▶ **The request**: Begin with the first line of the material and write out each line exactly, ending with the line that contains "orange = '#e94c0a'". Pictures are not part of the copy.

▶ **Stored rows**:
* * * * * * * * *
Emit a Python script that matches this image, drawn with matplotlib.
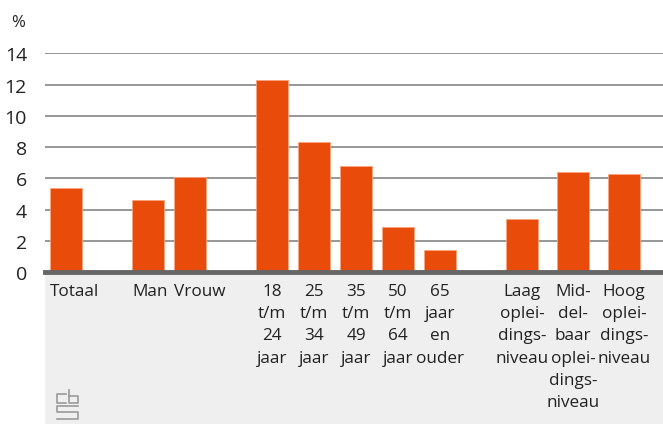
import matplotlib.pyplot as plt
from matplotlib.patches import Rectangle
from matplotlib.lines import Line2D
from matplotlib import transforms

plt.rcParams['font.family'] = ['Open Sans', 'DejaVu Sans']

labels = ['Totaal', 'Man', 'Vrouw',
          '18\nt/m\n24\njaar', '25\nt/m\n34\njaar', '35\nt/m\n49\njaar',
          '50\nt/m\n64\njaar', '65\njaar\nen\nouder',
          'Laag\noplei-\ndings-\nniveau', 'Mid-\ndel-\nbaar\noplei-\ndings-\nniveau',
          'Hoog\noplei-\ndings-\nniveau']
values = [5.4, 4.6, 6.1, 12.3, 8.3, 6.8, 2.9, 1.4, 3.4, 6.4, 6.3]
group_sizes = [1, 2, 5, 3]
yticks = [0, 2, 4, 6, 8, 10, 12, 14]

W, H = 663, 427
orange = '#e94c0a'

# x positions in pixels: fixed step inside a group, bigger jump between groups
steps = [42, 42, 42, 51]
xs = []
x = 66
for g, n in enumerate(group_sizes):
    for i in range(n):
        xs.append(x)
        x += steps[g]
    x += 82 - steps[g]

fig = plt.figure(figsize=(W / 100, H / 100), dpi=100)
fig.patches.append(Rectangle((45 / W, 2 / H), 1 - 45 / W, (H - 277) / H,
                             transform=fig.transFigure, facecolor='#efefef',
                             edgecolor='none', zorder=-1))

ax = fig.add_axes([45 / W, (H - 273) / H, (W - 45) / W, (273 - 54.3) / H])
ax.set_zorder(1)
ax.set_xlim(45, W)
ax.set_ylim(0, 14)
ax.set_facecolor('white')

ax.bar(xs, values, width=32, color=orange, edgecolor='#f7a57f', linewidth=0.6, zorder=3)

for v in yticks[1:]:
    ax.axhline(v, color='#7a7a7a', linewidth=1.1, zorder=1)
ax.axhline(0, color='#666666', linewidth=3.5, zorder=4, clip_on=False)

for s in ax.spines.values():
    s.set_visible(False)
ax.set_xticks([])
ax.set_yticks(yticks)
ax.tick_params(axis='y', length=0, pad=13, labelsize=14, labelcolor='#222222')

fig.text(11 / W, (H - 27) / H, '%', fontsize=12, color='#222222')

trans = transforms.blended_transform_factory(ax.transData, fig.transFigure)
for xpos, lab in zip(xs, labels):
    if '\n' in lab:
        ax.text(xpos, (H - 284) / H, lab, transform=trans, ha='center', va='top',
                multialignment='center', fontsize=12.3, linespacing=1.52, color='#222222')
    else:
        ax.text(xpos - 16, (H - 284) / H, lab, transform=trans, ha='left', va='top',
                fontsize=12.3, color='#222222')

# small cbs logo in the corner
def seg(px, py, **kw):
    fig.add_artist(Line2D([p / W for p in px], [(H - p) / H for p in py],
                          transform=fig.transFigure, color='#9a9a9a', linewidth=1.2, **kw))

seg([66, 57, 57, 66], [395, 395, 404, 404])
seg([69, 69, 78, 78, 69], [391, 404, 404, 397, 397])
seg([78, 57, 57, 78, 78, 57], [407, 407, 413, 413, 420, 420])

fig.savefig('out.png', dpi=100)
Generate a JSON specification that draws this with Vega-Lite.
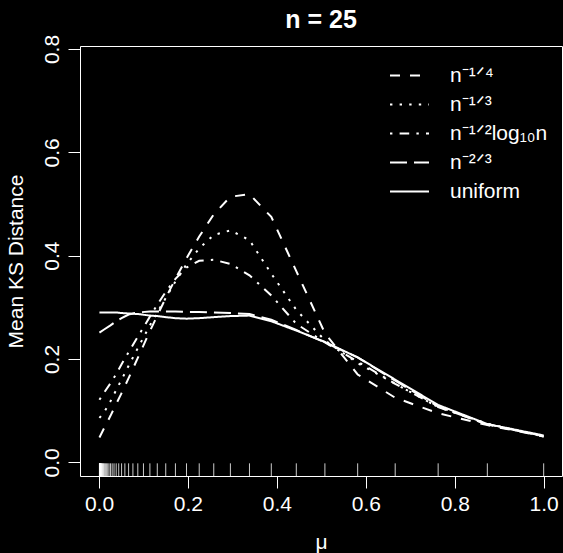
* * * * * * * * *
▶ **Result of this task**:
Emit a Python script that matches this image, drawn with matplotlib.
import matplotlib.pyplot as plt
from matplotlib.patches import Rectangle
from matplotlib.lines import Line2D
from matplotlib import transforms

plt.rcParams['font.family'] = ['Open Sans', 'DejaVu Sans']

labels = ['Totaal', 'Man', 'Vrouw',
          '18\nt/m\n24\njaar', '25\nt/m\n34\njaar', '35\nt/m\n49\njaar',
          '50\nt/m\n64\njaar', '65\njaar\nen\nouder',
          'Laag\noplei-\ndings-\nniveau', 'Mid-\ndel-\nbaar\noplei-\ndings-\nniveau',
          'Hoog\noplei-\ndings-\nniveau']
values = [5.4, 4.6, 6.1, 12.3, 8.3, 6.8, 2.9, 1.4, 3.4, 6.4, 6.3]
group_sizes = [1, 2, 5, 3]
yticks = [0, 2, 4, 6, 8, 10, 12, 14]

W, H = 663, 427
orange = '#e94c0a'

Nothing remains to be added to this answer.